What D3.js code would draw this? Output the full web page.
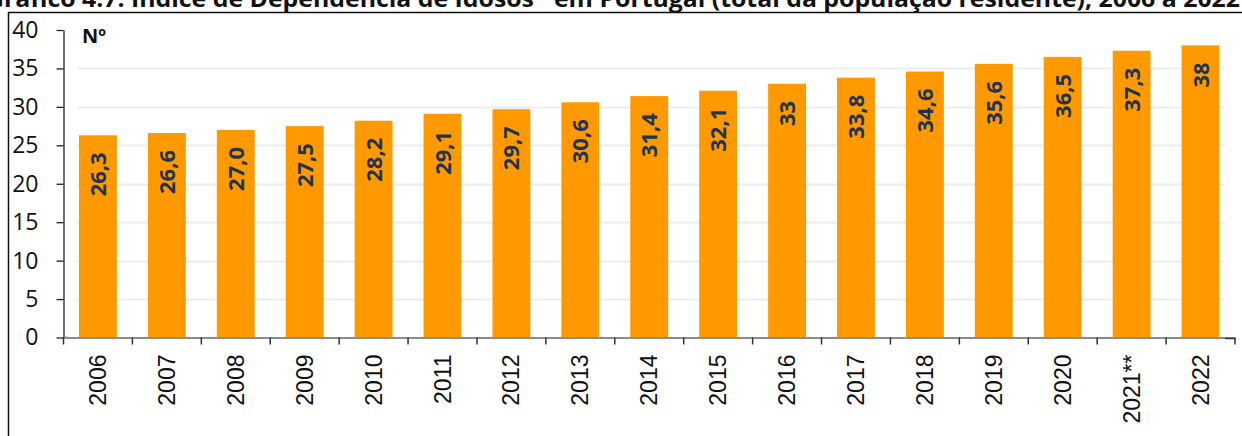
<!DOCTYPE html>
<html>
<head>
<meta charset="utf-8">
<script src="https://cdn.jsdelivr.net/npm/d3@7"></script>
<style>
  html, body { margin: 0; padding: 0; background: #fff; }
  svg { display: block; }
</style>
</head>
<body>
<svg id="chart" width="1242" height="436"></svg>
<script>
const title = "Gráfico 4.7: Índice de Dependência de Idosos* em Portugal (total da população residente), 2006 a 2022";
const categories = ["2006","2007","2008","2009","2010","2011","2012","2013","2014","2015","2016","2017","2018","2019","2020","2021**","2022"];
const values = [26.3, 26.6, 27.0, 27.5, 28.2, 29.1, 29.7, 30.6, 31.4, 32.1, 33, 33.8, 34.6, 35.6, 36.5, 37.3, 38];
const valueLabels = ["26,3","26,6","27,0","27,5","28,2","29,1","29,7","30,6","31,4","32,1","33","33,8","34,6","35,6","36,5","37,3","38"];
const yTicks = [0, 5, 10, 15, 20, 25, 30, 35, 40];
const unitLabel = "Nº";

const svg = d3.select("#chart");
const W = 1242, H = 436;

// frame + title
svg.append("text")
  .attr("x", -14).attr("y", 7)
  .attr("textLength", 1254).attr("lengthAdjust", "spacingAndGlyphs")
  .style("font-family", "'Open Sans', 'Liberation Sans', sans-serif")
  .style("font-weight", "bold").style("font-size", "24px")
  .attr("fill", "#111")
  .text(title);
svg.append("line").attr("x1", 8).attr("x2", W).attr("y1", 12.5).attr("y2", 12.5)
  .attr("stroke", "#111").attr("stroke-width", 1.5);
svg.append("line").attr("x1", 8.5).attr("x2", 8.5).attr("y1", 12).attr("y2", H)
  .attr("stroke", "#111").attr("stroke-width", 1.5);

const x0 = 63.5, x1 = 1235, yTop = 30, yBot = 337.5;
const x = d3.scaleBand().domain(categories).range([x0, x1]).paddingInner(0.45).paddingOuter(0.225);
const y = d3.scaleLinear().domain([0, 40]).range([yBot, yTop]);

// gridlines
svg.append("g").selectAll("line").data(yTicks.filter(t => t > 0 && t < 40)).join("line")
  .attr("x1", 77).attr("x2", 1225)
  .attr("y1", d => Math.round(y(d)) + 0.5).attr("y2", d => Math.round(y(d)) + 0.5)
  .attr("stroke", "#ececec").attr("stroke-width", 2);

// bars
svg.append("g").selectAll("rect").data(values).join("rect")
  .attr("x", (d, i) => x(categories[i]))
  .attr("width", x.bandwidth())
  .attr("y", d => y(d))
  .attr("height", d => yBot - y(d))
  .attr("fill", "#ff9900");

// value labels
svg.append("g").selectAll("text").data(values).join("text")
  .attr("transform", (d, i) => `translate(${x(categories[i]) + x.bandwidth() / 2 + 8},${y(d) + 17}) rotate(-90)`)
  .attr("text-anchor", "end")
  .style("font-family", "'Open Sans', sans-serif")
  .style("font-weight", "bold").style("font-size", "22px")
  .attr("fill", "#1f3452")
  .text((d, i) => valueLabels[i]);

// y axis
const yAxis = d3.axisLeft(y).tickValues(yTicks).tickSize(7).tickSizeOuter(0).tickFormat(d3.format("d"));
const gy = svg.append("g").attr("transform", `translate(${x0},0)`).call(yAxis);
gy.select(".domain").attr("stroke", "#222").attr("stroke-width", 1.3);
gy.selectAll(".tick line").attr("stroke", "#222").attr("stroke-width", 1.3);
gy.selectAll(".tick text")
  .attr("x", -25)
  .style("font-family", "'Open Sans', sans-serif").style("font-size", "23px").attr("fill", "#111");
// zero tick crossing
svg.append("line").attr("x1", x0).attr("x2", x0 + 5).attr("y1", yBot).attr("y2", yBot)
  .attr("stroke", "#222").attr("stroke-width", 1.3);

// x axis
const xAxis = d3.axisBottom(x).tickSize(0).tickSizeOuter(0);
const gx = svg.append("g").attr("transform", `translate(0,${yBot})`).call(xAxis);
gx.select(".domain").attr("stroke", "#8c8c8c").attr("stroke-width", 2);
gx.selectAll(".tick text")
  .attr("transform", "rotate(-90)")
  .attr("x", -17).attr("y", 0).attr("dy", "0.35em")
  .attr("text-anchor", "end")
  .style("font-family", "'Liberation Sans', Arial, sans-serif").style("font-size", "23px").attr("fill", "#111");
// category boundary ticks
const bounds = categories.slice(1).map(c => x(c) - x.step() * x.paddingInner() / 2);
svg.append("g").selectAll("line").data(bounds).join("line")
  .attr("x1", d => d).attr("x2", d => d).attr("y1", yBot).attr("y2", yBot + 7)
  .attr("stroke", "#333").attr("stroke-width", 1.5);
svg.append("line").attr("x1", x0).attr("x2", x0).attr("y1", yBot).attr("y2", yBot + 7)
  .attr("stroke", "#333").attr("stroke-width", 1.5);
svg.append("path").attr("d", `M${x1 - 10},${yBot + 1}H${x1}V${yBot + 7}`)
  .attr("fill", "none").attr("stroke", "#333").attr("stroke-width", 1.5);

// unit label
svg.append("text").attr("x", 82).attr("y", 43)
  .style("font-family", "'Open Sans', sans-serif").style("font-weight", "bold").style("font-size", "20px")
  .attr("fill", "#111").text(unitLabel);
</script>
</body>
</html>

**Written request:**
Would you return the data exactly as written, without the pictures?

**Solution for this problem:**
What D3.js code would draw this? Output the full web page.
<!DOCTYPE html>
<html>
<head>
<meta charset="utf-8">
<script src="https://cdn.jsdelivr.net/npm/d3@7"></script>
<style>
  html, body { margin: 0; padding: 0; background: #fff; }
  svg { display: block; }
</style>
</head>
<body>
<svg id="chart" width="1242" height="436"></svg>
<script>
const title = "Gráfico 4.7: Índice de Dependência de Idosos* em Portugal (total da população residente), 2006 a 2022";
const categories = ["2006","2007","2008","2009","2010","2011","2012","2013","2014","2015","2016","2017","2018","2019","2020","2021**","2022"];
const values = [26.3, 26.6, 27.0, 27.5, 28.2, 29.1, 29.7, 30.6, 31.4, 32.1, 33, 33.8, 34.6, 35.6, 36.5, 37.3, 38];
const valueLabels = ["26,3","26,6","27,0","27,5","28,2","29,1","29,7","30,6","31,4","32,1","33","33,8","34,6","35,6","36,5","37,3","38"];
const yTicks = [0, 5, 10, 15, 20, 25, 30, 35, 40];
const unitLabel = "Nº";

const svg = d3.select("#chart");
const W = 1242, H = 436;

// frame + title
svg.append("text")
  .attr("x", -14).attr("y", 7)
  .attr("textLength", 1254).attr("lengthAdjust", "spacingAndGlyphs")
  .style("font-family", "'Open Sans', 'Liberation Sans', sans-serif")
  .style("font-weight", "bold").style("font-size", "24px")
  .attr("fill", "#111")
  .text(title);
svg.append("line").attr("x1", 8).attr("x2", W).attr("y1", 12.5).attr("y2", 12.5)
  .attr("stroke", "#111").attr("stroke-width", 1.5);
svg.append("line").attr("x1", 8.5).attr("x2", 8.5).attr("y1", 12).attr("y2", H)
  .attr("stroke", "#111").attr("stroke-width", 1.5);

const x0 = 63.5, x1 = 1235, yTop = 30, yBot = 337.5;
const x = d3.scaleBand().domain(categories).range([x0, x1]).paddingInner(0.45).paddingOuter(0.225);
const y = d3.scaleLinear().domain([0, 40]).range([yBot, yTop]);

// gridlines
svg.append("g").selectAll("line").data(yTicks.filter(t => t > 0 && t < 40)).join("line")
  .attr("x1", 77).attr("x2", 1225)
  .attr("y1", d => Math.round(y(d)) + 0.5).attr("y2", d => Math.round(y(d)) + 0.5)
  .attr("stroke", "#ececec").attr("stroke-width", 2);

// bars
svg.append("g").selectAll("rect").data(values).join("rect")
  .attr("x", (d, i) => x(categories[i]))
  .attr("width", x.bandwidth())
  .attr("y", d => y(d))
  .attr("height", d => yBot - y(d))
  .attr("fill", "#ff9900");

// value labels
svg.append("g").selectAll("text").data(values).join("text")
  .attr("transform", (d, i) => `translate(${x(categories[i]) + x.bandwidth() / 2 + 8},${y(d) + 17}) rotate(-90)`)
  .attr("text-anchor", "end")
  .style("font-family", "'Open Sans', sans-serif")
  .style("font-weight", "bold").style("font-size", "22px")
  .attr("fill", "#1f3452")
  .text((d, i) => valueLabels[i]);

// y axis
const yAxis = d3.axisLeft(y).tickValues(yTicks).tickSize(7).tickSizeOuter(0).tickFormat(d3.format("d"));
const gy = svg.append("g").attr("transform", `translate(${x0},0)`).call(yAxis);
gy.select(".domain").attr("stroke", "#222").attr("stroke-width", 1.3);
gy.selectAll(".tick line").attr("stroke", "#222").attr("stroke-width", 1.3);
gy.selectAll(".tick text")
  .attr("x", -25)
  .style("font-family", "'Open Sans', sans-serif").style("font-size", "23px").attr("fill", "#111");
// zero tick crossing
svg.append("line").attr("x1", x0).attr("x2", x0 + 5).attr("y1", yBot).attr("y2", yBot)
  .attr("stroke", "#222").attr("stroke-width", 1.3);

// x axis
const xAxis = d3.axisBottom(x).tickSize(0).tickSizeOuter(0);
const gx = svg.append("g").attr("transform", `translate(0,${yBot})`).call(xAxis);
gx.select(".domain").attr("stroke", "#8c8c8c").attr("stroke-width", 2);
gx.selectAll(".tick text")
  .attr("transform", "rotate(-90)")
  .attr("x", -17).attr("y", 0).attr("dy", "0.35em")
  .attr("text-anchor", "end")
  .style("font-family", "'Liberation Sans', Arial, sans-serif").style("font-size", "23px").attr("fill", "#111");
// category boundary ticks
const bounds = categories.slice(1).map(c => x(c) - x.step() * x.paddingInner() / 2);
svg.append("g").selectAll("line").data(bounds).join("line")
  .attr("x1", d => d).attr("x2", d => d).attr("y1", yBot).attr("y2", yBot + 7)
  .attr("stroke", "#333").attr("stroke-width", 1.5);
svg.append("line").attr("x1", x0).attr("x2", x0).attr("y1", yBot).attr("y2", yBot + 7)
  .attr("stroke", "#333").attr("stroke-width", 1.5);
svg.append("path").attr("d", `M${x1 - 10},${yBot + 1}H${x1}V${yBot + 7}`)
  .attr("fill", "none").attr("stroke", "#333").attr("stroke-width", 1.5);

// unit label
svg.append("text").attr("x", 82).attr("y", 43)
  .style("font-family", "'Open Sans', sans-serif").style("font-weight", "bold").style("font-size", "20px")
  .attr("fill", "#111").text(unitLabel);
</script>
</body>
</html>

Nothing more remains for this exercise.